Mountainside villa by SAOTA frames Cape Town's spectacular scenery
A+Awards: South African studio SAOTA received a 2016 Architizer A+Award for this residence in Cape Town, which enjoys views of the area's dramatic rock formations.
The 2,023-square-metre house, named OVD 919, looks down over the city's affluent beachside neighbourhoods Bantry Bay and Clifton from a lofty perch on a mountain known as Lion's Head.
"Nestled below Lion's Head, this family home capitalises on spectacular views," said SAOTA, which specialises in luxury private houses on the Cape.
Because of the sloping site, the architects had to create a platform in order to provide a flat spacious garden from which to enjoy the vistas.
The building sits with its back to the mountain and opens out to the terraces in front. Sections of the external walls slide away completely, extending living spaces out onto the generous terraces.
A moat-like swimming pool surrounds an outdoor seating area and bar, covered by a roof that projects from the main building and folds down at the end to form a supporting wall.
The concrete canopy creates a frame that outlines the dramatic Twelve Apostles formation to the south.
Concrete was also chosen as the dominant material for the structure and exterior finishes for the main volumes.
"The architecture draws strength from the concrete finish used to create monumental forms, which contrast with the copper roof," the architects said.
A glass elevator connects the skylit basement garage with the other levels in the house, and a concrete staircase sided with wooden panels also doglegs up through the building.
Wood accents are found throughout the interiors, designed by local firm Studio Parkington.
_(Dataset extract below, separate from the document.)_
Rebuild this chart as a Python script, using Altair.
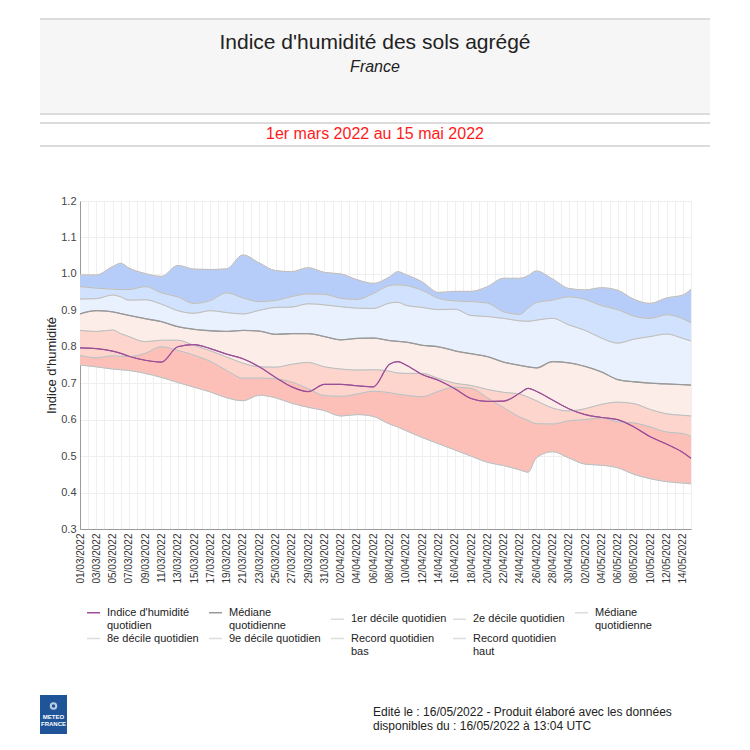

Other features include exposed concrete surfaces, and large carpets and rugs to warm the floors.
OVD 919 completed in 2014, and won in the Private House XL category at the 2016 A+Awards.
Organised by Architizer, the awards promote and celebrate the year's best projects and products.
Their stated mission is to nurture the appreciation of meaningful architecture in the world and champion its potential for a positive impact on everyday life.